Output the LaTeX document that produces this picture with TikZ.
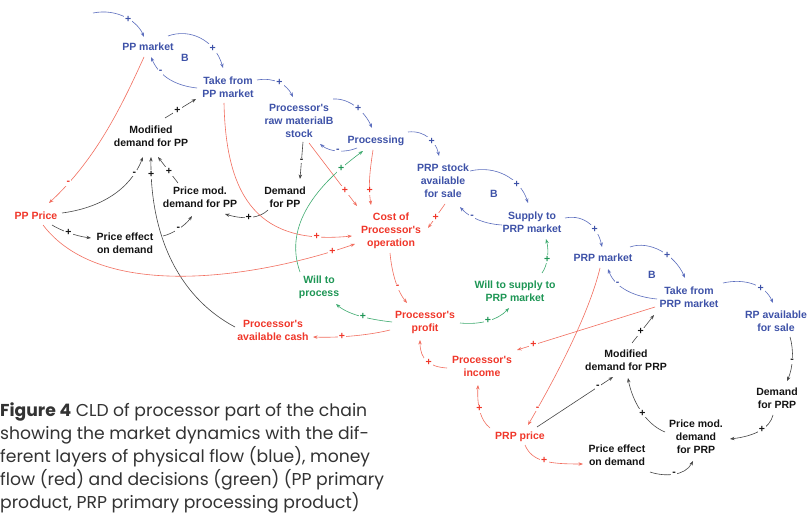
\documentclass[tikz,border=0pt]{standalone}
\usepackage{fontspec}
\usetikzlibrary{arrows.meta,calc}
\newfontfamily\lblfam{Liberation Sans}
\newfontfamily\capfam{Poppins}
\definecolor{blueT}{RGB}{62,82,168}
\definecolor{blueL}{RGB}{92,110,190}
\definecolor{redT}{RGB}{240,55,42}
\definecolor{redL}{RGB}{242,110,95}
\definecolor{greenT}{RGB}{30,150,85}
\definecolor{greenL}{RGB}{60,170,110}
\definecolor{blackT}{RGB}{20,20,20}
\definecolor{grayL}{RGB}{70,70,70}
\newcommand\lblfont{\lblfam\bfseries\fontsize{10.5}{13}\selectfont}
\newcommand\sgnfont{\lblfam\bfseries\fontsize{10.5}{10.5}\selectfont}
\newcommand\capfont{\capfam\fontsize{17.2}{23}\selectfont}
\tikzset{
  lbl/.style={font=\lblfont, align=center, inner sep=1pt},
  nb/.style={lbl, text=blueT},
  nr/.style={lbl, text=redT},
  ng/.style={lbl, text=greenT},
  nk/.style={lbl, text=blackT},
  con/.style={line width=0.6pt, -{Stealth[length=4.5pt,width=3.4pt]}},
  cb/.style={con, draw=blueL},
  cr/.style={con, draw=redL},
  cg/.style={con, draw=greenL},
  ck/.style={con, draw=grayL},
  sg/.style={font=\sgnfont, fill=white, inner sep=1.2pt},
  sb/.style={sg, text=blueT},
  sr/.style={sg, text=redT},
  sgr/.style={sg, text=greenT},
  sk/.style={sg, text=blackT},
  captxt/.style={font=\capfont, text=black!80, anchor=base west, inner sep=0pt},
}
\begin{document}
\begin{tikzpicture}[x=1pt,y=-1pt]
\fill[white] (0,0) rectangle (809,516);
\useasboundingbox (0,0) rectangle (809,516);

% ---------- blue nodes
\node[nb] (ppm) at (148,47) {PP market};
\node[nb] (tpp) at (228,87) {Take from\\PP market};
\node[nb] (rms) at (299,121) {Processor's\\raw materialB\\stock};
\node[nb] (prc) at (376,141) {Processing};
\node[nb] (prs) at (443,181) {PRP stock\\available\\for sale};
\node[nb] (sup) at (532,222) {Supply to\\PRP market};
\node[nb] (prm) at (603,258) {PRP market};
\node[nb] (tpr) at (689,297) {Take from\\PRP market};
\node[nb] (rpa) at (776,321) {RP available\\for sale};
\node[nb] (b1) at (185,58) {B};
\node[nb] (b2) at (494,194) {B};
\node[nb] (b3) at (652,275) {B};

% ---------- black nodes
\node[nk] (mdp) at (151,136) {Modified\\demand for PP};
\node[nk] (pmp) at (200,197) {Price mod.\\demand for PP};
\node[nk] (dpp) at (285,197) {Demand\\for PP};
\node[nk] (pep) at (125,243) {Price effect\\on demand};
\node[nk] (mdr) at (626,360) {Modified\\demand for PRP};
\node[nk] (dpr) at (777,398) {Demand\\for PRP};
\node[nk] (pmr) at (696,437) {Price mod.\\demand\\for PRP};
\node[nk] (per) at (617,455) {Price effect\\on demand};

% ---------- red nodes
\node[nr] (ppp) at (36,216) {PP Price};
\node[nr] (cost) at (391,231) {Cost of\\Processor's\\operation};
\node[nr] (prof) at (425,322) {Processor's\\profit};
\node[nr] (cash) at (273,330) {Processor's\\available cash};
\node[nr] (inc) at (482,366) {Processor's\\income};
\node[nr] (prp) at (520,437) {PRP price};

% ---------- green nodes
\node[ng] (wtp) at (319,287) {Will to\\process};
\node[ng] (wts) at (515,291) {Will to supply to\\PRP market};

\coordinate (cin) at (93,13);

% ---------- blue connectors
\draw[cb] (cin) .. controls (118,8) and (138,22) .. ($(ppm)+(-4,-10)$) node[sb,pos=0.55]{+};
\draw[cb] ($(ppm)+(20,-11)$) .. controls (190,28) and (215,40) .. ($(tpp)+(-5,-19)$) node[sb,pos=0.72]{+};
\draw[cb] ($(tpp)+(-31,1)$) .. controls (178,86) and (160,78) .. ($(ppm)+(3,10)$) node[sb,pos=0.72]{-};
\draw[cb] ($(tpp)+(29,-7)$) .. controls (275,77) and (287,85) .. ($(rms)+(-6,-24)$) node[sb,pos=0.5]{+};
\draw[cb] ($(rms)+(34,-22)$) .. controls (350,98) and (365,112) .. ($(prc)+(-4,-13)$) node[sb,pos=0.55]{+};
\draw[cb] ($(prc)+(-19,7)$) .. controls (345,153) and (330,152) .. ($(rms)+(21,23)$) node[sb,pos=0.5]{-};
\draw[cb] ($(prc)+(32,-9)$) .. controls (425,130) and (436,142) .. ($(prs)+(-4,-25)$) node[sb,pos=0.6]{+};
\draw[cb] ($(prs)+(27,-10)$) .. controls (495,165) and (520,178) .. ($(sup)+(-4,-19)$) node[sb,pos=0.7]{+};
\draw[cb] ($(sup)+(-30,3)$) .. controls (485,224) and (470,218) .. ($(prs)+(17,26)$) node[sb,pos=0.65]{-};
\draw[cb] ($(sup)+(33,-4)$) .. controls (585,214) and (598,228) .. ($(prm)+(-1,-11)$) node[sb,pos=0.65]{+};
\draw[cb] ($(prm)+(27,-11)$) .. controls (650,240) and (675,255) .. ($(tpr)+(-4,-19)$) node[sb,pos=0.6]{+};
\draw[cb] ($(tpr)+(-32,2)$) .. controls (635,297) and (615,288) .. ($(prm)+(5,11)$) node[sb,pos=0.7]{-};
\draw[cb] ($(tpr)+(34,-14)$) .. controls (745,278) and (765,285) .. ($(rpa)+(-3,-18)$) node[sb,pos=0.65]{+};

% ---------- black connectors
\draw[ck] ($(mdp)+(14,-18)$) -- ($(tpp)+(-32,12)$) node[sk,pos=0.4]{+};
\draw[ck] ($(ppp)+(26,-3)$) .. controls (100,208) and (130,190) .. ($(mdp)+(-8,21)$) node[sk,pos=0.82]{-};
\draw[ck] ($(cash)+(-38,-3)$) .. controls (175,295) and (150,230) .. ($(mdp)+(0,21)$) node[sk,pos=0.92]{+};
\draw[ck] ($(pmp)+(-22,-14)$) -- ($(mdp)+(7,21)$) node[sk,pos=0.45]{+};
\draw[ck] ($(dpp)+(-17,13)$) .. controls (260,218) and (245,220) .. ($(pmp)+(25,17)$) node[sk,pos=0.55]{+};
\draw[ck] ($(rms)+(4,21)$) -- ($(dpp)+(15,-18)$) node[sk,pos=0.5]{-};
\draw[ck] ($(ppp)+(16,9)$) .. controls (60,230) and (75,236) .. ($(pep)+(-34,-5)$) node[sk,pos=0.5]{+};
\draw[ck] ($(pep)+(38,-7)$) .. controls (172,234) and (185,226) .. ($(pmp)+(-8,19)$) node[sk,pos=0.5]{-};
\draw[ck] ($(mdr)+(6,-17)$) -- ($(tpr)+(-35,18)$) node[sk,pos=0.4]{+};
\draw[ck] ($(rpa)+(14,16)$) .. controls (794,350) and (793,368) .. ($(dpr)+(10,-17)$) node[sk,pos=0.55]{-};
\draw[ck] ($(dpr)+(-4,17)$) .. controls (770,428) and (755,436) .. ($(pmr)+(34,2)$) node[sk,pos=0.45]{+};
\draw[ck] ($(pmr)+(-31,-5)$) .. controls (645,424) and (632,400) .. ($(mdr)+(2,18)$) node[sk,pos=0.45]{+};
\draw[ck] ($(prp)+(17,-10)$) -- ($(mdr)+(-13,17)$) node[sk,pos=0.8]{-};
\draw[ck] ($(per)+(33,17)$) .. controls (665,477) and (685,476) .. ($(pmr)+(-3,24)$) node[sk,pos=0.5]{-};

% ---------- red connectors
\draw[cr] ($(ppm)+(-4,10)$) .. controls (120,110) and (95,160) .. ($(ppp)+(13,-13)$) node[sr,pos=0.85]{-};
\draw[cr] ($(tpp)+(-4,16)$) .. controls (226,200) and (260,245) .. ($(cost)+(-39,5)$) node[sr,pos=0.86]{+};
\draw[cr] ($(ppp)+(7,9)$) .. controls (100,300) and (250,280) .. ($(cost)+(-36,13)$) node[sr,pos=0.93]{+};
\draw[cr] ($(rms)+(10,22)$) -- ($(cost)+(-34,-25)$) node[sr,pos=0.75]{+};
\draw[cr] ($(prc)+(-3,9)$) .. controls (370,170) and (368,185) .. ($(cost)+(-20,-26)$) node[sr,pos=0.75]{+};
\draw[cr] ($(prs)+(2,23)$) -- ($(cost)+(37,-3)$) node[sr,pos=0.55]{+};
\draw[cr] ($(cost)+(-1,22)$) .. controls (392,275) and (398,292) .. ($(prof)+(-18,-19)$) node[sr,pos=0.6]{-};
\draw[cr] ($(prof)+(-35,8)$) .. controls (370,335) and (340,338) .. ($(cash)+(40,7)$) node[sr,pos=0.65]{+};
\draw[cr] ($(inc)+(-35,2)$) .. controls (430,367) and (420,360) .. ($(prof)+(-5,18)$) node[sr,pos=0.45]{+};
\draw[cr] ($(prp)+(-30,-9)$) .. controls (480,420) and (477,405) .. ($(inc)+(-4,19)$) node[sr,pos=0.55]{+};
\draw[cr] ($(prm)+(-3,10)$) .. controls (590,310) and (560,370) .. ($(prp)+(8,-12)$) node[sr,pos=0.9]{-};
\draw[cr] ($(tpr)+(-34,10)$) -- ($(inc)+(35,-16)$) node[sr,pos=0.88]{+};
\draw[cr] ($(prp)+(5,8)$) .. controls (532,462) and (550,464) .. ($(per)+(-34,9)$) node[sr,pos=0.5]{+};

% ---------- green connectors
\draw[cg] ($(prof)+(-33,0)$) .. controls (375,320) and (350,316) .. ($(wtp)+(17,17)$) node[sgr,pos=0.5]{+};
\draw[cg] ($(prof)+(35,1)$) .. controls (480,325) and (498,320) .. ($(wts)+(-6,17)$) node[sgr,pos=0.5]{+};
\draw[cg] ($(wts)+(27,-18)$) .. controls (548,265) and (549,250) .. ($(sup)+(14,17)$) node[sgr,pos=0.45]{+};
\draw[cg] ($(wtp)+(-19,-15)$) .. controls (285,230) and (310,190) .. ($(prc)+(-13,10)$) node[sgr,pos=0.85]{+};

% ---------- caption
\node[captxt] (cap1) at (0,416) {\textbf{Figure 4} CLD of processor part of the chain};
\node[captxt] (cap2) at (0,439) {showing the market dynamics with the dif-};
\node[captxt] (cap3) at (0,462) {ferent layers of physical flow (blue), money};
\node[captxt] (cap4) at (0,485) {flow (red) and decisions (green) (PP primary};
\node[captxt] (cap5) at (0,508) {product, PRP primary processing product)};
\end{tikzpicture}
\end{document}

+ + +

Task to carry out
Pick out the lines that contain "with" and copy them.

Result
Output the LaTeX document that produces this picture with TikZ.
\node[captxt] (cap2) at (0,439) {showing the market dynamics with the dif-};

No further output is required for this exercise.